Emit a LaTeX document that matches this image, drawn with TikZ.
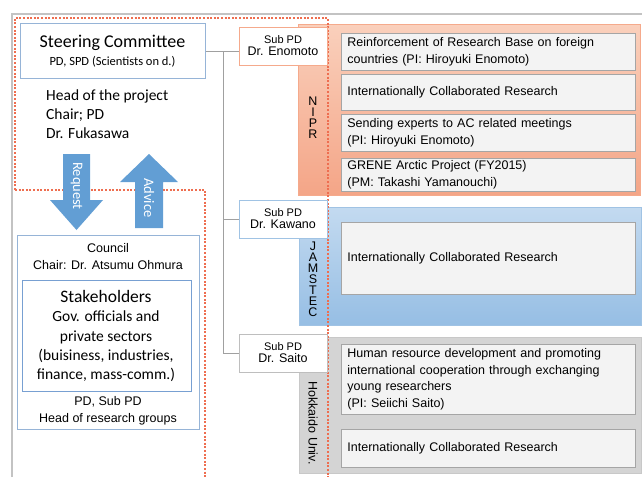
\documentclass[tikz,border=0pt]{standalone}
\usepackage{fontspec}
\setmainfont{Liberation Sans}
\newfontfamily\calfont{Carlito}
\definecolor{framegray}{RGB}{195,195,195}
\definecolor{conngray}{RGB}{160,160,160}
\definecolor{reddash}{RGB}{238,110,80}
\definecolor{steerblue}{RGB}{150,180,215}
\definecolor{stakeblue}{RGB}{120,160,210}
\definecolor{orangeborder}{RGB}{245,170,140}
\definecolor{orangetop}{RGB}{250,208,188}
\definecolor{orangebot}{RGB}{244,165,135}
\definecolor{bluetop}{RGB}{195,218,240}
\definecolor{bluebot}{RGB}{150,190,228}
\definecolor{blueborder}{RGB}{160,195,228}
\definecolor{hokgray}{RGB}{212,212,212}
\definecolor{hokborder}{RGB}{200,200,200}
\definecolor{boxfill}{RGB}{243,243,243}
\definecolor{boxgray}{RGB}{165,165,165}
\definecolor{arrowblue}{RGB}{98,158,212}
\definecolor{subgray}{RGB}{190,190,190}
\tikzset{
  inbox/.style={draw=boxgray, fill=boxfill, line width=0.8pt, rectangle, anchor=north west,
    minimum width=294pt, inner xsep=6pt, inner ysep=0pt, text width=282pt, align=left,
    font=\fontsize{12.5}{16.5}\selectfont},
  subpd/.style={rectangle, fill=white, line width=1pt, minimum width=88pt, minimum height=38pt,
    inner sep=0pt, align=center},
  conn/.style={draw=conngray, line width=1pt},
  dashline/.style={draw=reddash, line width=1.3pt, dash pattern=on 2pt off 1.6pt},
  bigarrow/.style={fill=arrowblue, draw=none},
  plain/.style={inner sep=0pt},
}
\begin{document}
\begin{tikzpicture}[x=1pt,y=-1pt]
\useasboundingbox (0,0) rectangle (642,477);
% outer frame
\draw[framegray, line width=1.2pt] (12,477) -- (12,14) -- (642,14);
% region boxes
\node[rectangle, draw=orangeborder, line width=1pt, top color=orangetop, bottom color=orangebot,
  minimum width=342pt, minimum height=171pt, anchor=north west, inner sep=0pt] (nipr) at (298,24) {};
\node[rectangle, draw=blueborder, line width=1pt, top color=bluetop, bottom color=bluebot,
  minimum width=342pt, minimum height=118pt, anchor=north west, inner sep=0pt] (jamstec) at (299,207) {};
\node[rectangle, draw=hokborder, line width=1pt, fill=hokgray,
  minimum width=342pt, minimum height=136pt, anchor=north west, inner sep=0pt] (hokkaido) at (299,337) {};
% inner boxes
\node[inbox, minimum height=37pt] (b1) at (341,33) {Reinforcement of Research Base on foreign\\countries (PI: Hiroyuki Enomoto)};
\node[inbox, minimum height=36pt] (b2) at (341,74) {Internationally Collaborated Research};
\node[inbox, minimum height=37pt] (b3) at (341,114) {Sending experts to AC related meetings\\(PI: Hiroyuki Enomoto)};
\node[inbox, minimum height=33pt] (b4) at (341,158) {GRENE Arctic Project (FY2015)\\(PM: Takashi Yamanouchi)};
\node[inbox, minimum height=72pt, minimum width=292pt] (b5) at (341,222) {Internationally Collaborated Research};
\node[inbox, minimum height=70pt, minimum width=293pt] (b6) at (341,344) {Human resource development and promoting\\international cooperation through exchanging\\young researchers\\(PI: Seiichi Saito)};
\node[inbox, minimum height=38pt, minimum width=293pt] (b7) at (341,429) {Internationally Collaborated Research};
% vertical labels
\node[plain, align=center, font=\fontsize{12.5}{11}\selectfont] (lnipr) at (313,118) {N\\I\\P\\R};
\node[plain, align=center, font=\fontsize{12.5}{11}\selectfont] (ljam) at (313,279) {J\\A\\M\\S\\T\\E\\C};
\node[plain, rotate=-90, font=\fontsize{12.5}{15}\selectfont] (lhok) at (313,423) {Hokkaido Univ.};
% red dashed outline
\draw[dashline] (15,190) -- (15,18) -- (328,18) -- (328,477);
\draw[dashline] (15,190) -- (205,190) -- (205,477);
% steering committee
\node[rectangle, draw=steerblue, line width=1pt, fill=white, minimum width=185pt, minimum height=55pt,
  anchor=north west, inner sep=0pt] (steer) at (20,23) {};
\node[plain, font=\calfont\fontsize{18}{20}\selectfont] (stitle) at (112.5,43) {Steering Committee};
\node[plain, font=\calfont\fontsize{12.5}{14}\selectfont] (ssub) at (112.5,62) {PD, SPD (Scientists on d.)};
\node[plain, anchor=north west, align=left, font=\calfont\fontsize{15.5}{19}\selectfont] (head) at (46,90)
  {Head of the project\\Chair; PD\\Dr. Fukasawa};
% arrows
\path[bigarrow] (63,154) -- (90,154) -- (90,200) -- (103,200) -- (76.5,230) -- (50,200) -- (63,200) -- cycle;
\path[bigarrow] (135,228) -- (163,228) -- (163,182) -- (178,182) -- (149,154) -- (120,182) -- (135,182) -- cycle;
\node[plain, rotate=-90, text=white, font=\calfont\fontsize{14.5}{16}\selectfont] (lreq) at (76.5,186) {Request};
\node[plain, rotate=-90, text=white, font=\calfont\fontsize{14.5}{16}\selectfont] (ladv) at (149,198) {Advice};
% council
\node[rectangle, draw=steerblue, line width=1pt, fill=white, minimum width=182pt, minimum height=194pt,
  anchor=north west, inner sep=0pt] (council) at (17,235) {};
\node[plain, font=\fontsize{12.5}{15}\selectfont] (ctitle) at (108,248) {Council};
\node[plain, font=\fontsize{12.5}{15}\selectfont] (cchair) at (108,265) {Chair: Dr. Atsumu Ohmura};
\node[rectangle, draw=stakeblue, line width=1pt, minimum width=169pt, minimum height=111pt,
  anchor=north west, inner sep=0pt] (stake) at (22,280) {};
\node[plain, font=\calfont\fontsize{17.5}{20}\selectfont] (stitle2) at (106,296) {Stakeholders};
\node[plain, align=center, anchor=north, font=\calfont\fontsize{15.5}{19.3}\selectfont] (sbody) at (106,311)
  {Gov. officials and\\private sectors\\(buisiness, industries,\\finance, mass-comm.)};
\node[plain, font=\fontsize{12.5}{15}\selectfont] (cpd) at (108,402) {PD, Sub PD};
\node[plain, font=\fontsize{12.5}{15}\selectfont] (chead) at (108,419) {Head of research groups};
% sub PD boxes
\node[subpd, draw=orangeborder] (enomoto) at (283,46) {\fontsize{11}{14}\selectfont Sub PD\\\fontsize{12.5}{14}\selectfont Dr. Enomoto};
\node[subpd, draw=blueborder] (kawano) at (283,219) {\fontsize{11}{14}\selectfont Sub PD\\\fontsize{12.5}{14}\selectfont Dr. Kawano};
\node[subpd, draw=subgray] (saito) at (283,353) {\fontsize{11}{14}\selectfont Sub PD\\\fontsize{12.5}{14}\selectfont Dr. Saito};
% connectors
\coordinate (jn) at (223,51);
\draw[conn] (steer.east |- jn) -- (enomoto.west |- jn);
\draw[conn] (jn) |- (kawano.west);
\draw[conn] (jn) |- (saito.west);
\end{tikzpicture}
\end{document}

_Set problem_. Omit the pictures and give the material again, exactly and in full.

_Output for this task_.
Emit a LaTeX document that matches this image, drawn with TikZ.
\documentclass[tikz,border=0pt]{standalone}
\usepackage{fontspec}
\setmainfont{Liberation Sans}
\newfontfamily\calfont{Carlito}
\definecolor{framegray}{RGB}{195,195,195}
\definecolor{conngray}{RGB}{160,160,160}
\definecolor{reddash}{RGB}{238,110,80}
\definecolor{steerblue}{RGB}{150,180,215}
\definecolor{stakeblue}{RGB}{120,160,210}
\definecolor{orangeborder}{RGB}{245,170,140}
\definecolor{orangetop}{RGB}{250,208,188}
\definecolor{orangebot}{RGB}{244,165,135}
\definecolor{bluetop}{RGB}{195,218,240}
\definecolor{bluebot}{RGB}{150,190,228}
\definecolor{blueborder}{RGB}{160,195,228}
\definecolor{hokgray}{RGB}{212,212,212}
\definecolor{hokborder}{RGB}{200,200,200}
\definecolor{boxfill}{RGB}{243,243,243}
\definecolor{boxgray}{RGB}{165,165,165}
\definecolor{arrowblue}{RGB}{98,158,212}
\definecolor{subgray}{RGB}{190,190,190}
\tikzset{
  inbox/.style={draw=boxgray, fill=boxfill, line width=0.8pt, rectangle, anchor=north west,
    minimum width=294pt, inner xsep=6pt, inner ysep=0pt, text width=282pt, align=left,
    font=\fontsize{12.5}{16.5}\selectfont},
  subpd/.style={rectangle, fill=white, line width=1pt, minimum width=88pt, minimum height=38pt,
    inner sep=0pt, align=center},
  conn/.style={draw=conngray, line width=1pt},
  dashline/.style={draw=reddash, line width=1.3pt, dash pattern=on 2pt off 1.6pt},
  bigarrow/.style={fill=arrowblue, draw=none},
  plain/.style={inner sep=0pt},
}
\begin{document}
\begin{tikzpicture}[x=1pt,y=-1pt]
\useasboundingbox (0,0) rectangle (642,477);
% outer frame
\draw[framegray, line width=1.2pt] (12,477) -- (12,14) -- (642,14);
% region boxes
\node[rectangle, draw=orangeborder, line width=1pt, top color=orangetop, bottom color=orangebot,
  minimum width=342pt, minimum height=171pt, anchor=north west, inner sep=0pt] (nipr) at (298,24) {};
\node[rectangle, draw=blueborder, line width=1pt, top color=bluetop, bottom color=bluebot,
  minimum width=342pt, minimum height=118pt, anchor=north west, inner sep=0pt] (jamstec) at (299,207) {};
\node[rectangle, draw=hokborder, line width=1pt, fill=hokgray,
  minimum width=342pt, minimum height=136pt, anchor=north west, inner sep=0pt] (hokkaido) at (299,337) {};
% inner boxes
\node[inbox, minimum height=37pt] (b1) at (341,33) {Reinforcement of Research Base on foreign\\countries (PI: Hiroyuki Enomoto)};
\node[inbox, minimum height=36pt] (b2) at (341,74) {Internationally Collaborated Research};
\node[inbox, minimum height=37pt] (b3) at (341,114) {Sending experts to AC related meetings\\(PI: Hiroyuki Enomoto)};
\node[inbox, minimum height=33pt] (b4) at (341,158) {GRENE Arctic Project (FY2015)\\(PM: Takashi Yamanouchi)};
\node[inbox, minimum height=72pt, minimum width=292pt] (b5) at (341,222) {Internationally Collaborated Research};
\node[inbox, minimum height=70pt, minimum width=293pt] (b6) at (341,344) {Human resource development and promoting\\international cooperation through exchanging\\young researchers\\(PI: Seiichi Saito)};
\node[inbox, minimum height=38pt, minimum width=293pt] (b7) at (341,429) {Internationally Collaborated Research};
% vertical labels
\node[plain, align=center, font=\fontsize{12.5}{11}\selectfont] (lnipr) at (313,118) {N\\I\\P\\R};
\node[plain, align=center, font=\fontsize{12.5}{11}\selectfont] (ljam) at (313,279) {J\\A\\M\\S\\T\\E\\C};
\node[plain, rotate=-90, font=\fontsize{12.5}{15}\selectfont] (lhok) at (313,423) {Hokkaido Univ.};
% red dashed outline
\draw[dashline] (15,190) -- (15,18) -- (328,18) -- (328,477);
\draw[dashline] (15,190) -- (205,190) -- (205,477);
% steering committee
\node[rectangle, draw=steerblue, line width=1pt, fill=white, minimum width=185pt, minimum height=55pt,
  anchor=north west, inner sep=0pt] (steer) at (20,23) {};
\node[plain, font=\calfont\fontsize{18}{20}\selectfont] (stitle) at (112.5,43) {Steering Committee};
\node[plain, font=\calfont\fontsize{12.5}{14}\selectfont] (ssub) at (112.5,62) {PD, SPD (Scientists on d.)};
\node[plain, anchor=north west, align=left, font=\calfont\fontsize{15.5}{19}\selectfont] (head) at (46,90)
  {Head of the project\\Chair; PD\\Dr. Fukasawa};
% arrows
\path[bigarrow] (63,154) -- (90,154) -- (90,200) -- (103,200) -- (76.5,230) -- (50,200) -- (63,200) -- cycle;
\path[bigarrow] (135,228) -- (163,228) -- (163,182) -- (178,182) -- (149,154) -- (120,182) -- (135,182) -- cycle;
\node[plain, rotate=-90, text=white, font=\calfont\fontsize{14.5}{16}\selectfont] (lreq) at (76.5,186) {Request};
\node[plain, rotate=-90, text=white, font=\calfont\fontsize{14.5}{16}\selectfont] (ladv) at (149,198) {Advice};
% council
\node[rectangle, draw=steerblue, line width=1pt, fill=white, minimum width=182pt, minimum height=194pt,
  anchor=north west, inner sep=0pt] (council) at (17,235) {};
\node[plain, font=\fontsize{12.5}{15}\selectfont] (ctitle) at (108,248) {Council};
\node[plain, font=\fontsize{12.5}{15}\selectfont] (cchair) at (108,265) {Chair: Dr. Atsumu Ohmura};
\node[rectangle, draw=stakeblue, line width=1pt, minimum width=169pt, minimum height=111pt,
  anchor=north west, inner sep=0pt] (stake) at (22,280) {};
\node[plain, font=\calfont\fontsize{17.5}{20}\selectfont] (stitle2) at (106,296) {Stakeholders};
\node[plain, align=center, anchor=north, font=\calfont\fontsize{15.5}{19.3}\selectfont] (sbody) at (106,311)
  {Gov. officials and\\private sectors\\(buisiness, industries,\\finance, mass-comm.)};
\node[plain, font=\fontsize{12.5}{15}\selectfont] (cpd) at (108,402) {PD, Sub PD};
\node[plain, font=\fontsize{12.5}{15}\selectfont] (chead) at (108,419) {Head of research groups};
% sub PD boxes
\node[subpd, draw=orangeborder] (enomoto) at (283,46) {\fontsize{11}{14}\selectfont Sub PD\\\fontsize{12.5}{14}\selectfont Dr. Enomoto};
\node[subpd, draw=blueborder] (kawano) at (283,219) {\fontsize{11}{14}\selectfont Sub PD\\\fontsize{12.5}{14}\selectfont Dr. Kawano};
\node[subpd, draw=subgray] (saito) at (283,353) {\fontsize{11}{14}\selectfont Sub PD\\\fontsize{12.5}{14}\selectfont Dr. Saito};
% connectors
\coordinate (jn) at (223,51);
\draw[conn] (steer.east |- jn) -- (enomoto.west |- jn);
\draw[conn] (jn) |- (kawano.west);
\draw[conn] (jn) |- (saito.west);
\end{tikzpicture}
\end{document}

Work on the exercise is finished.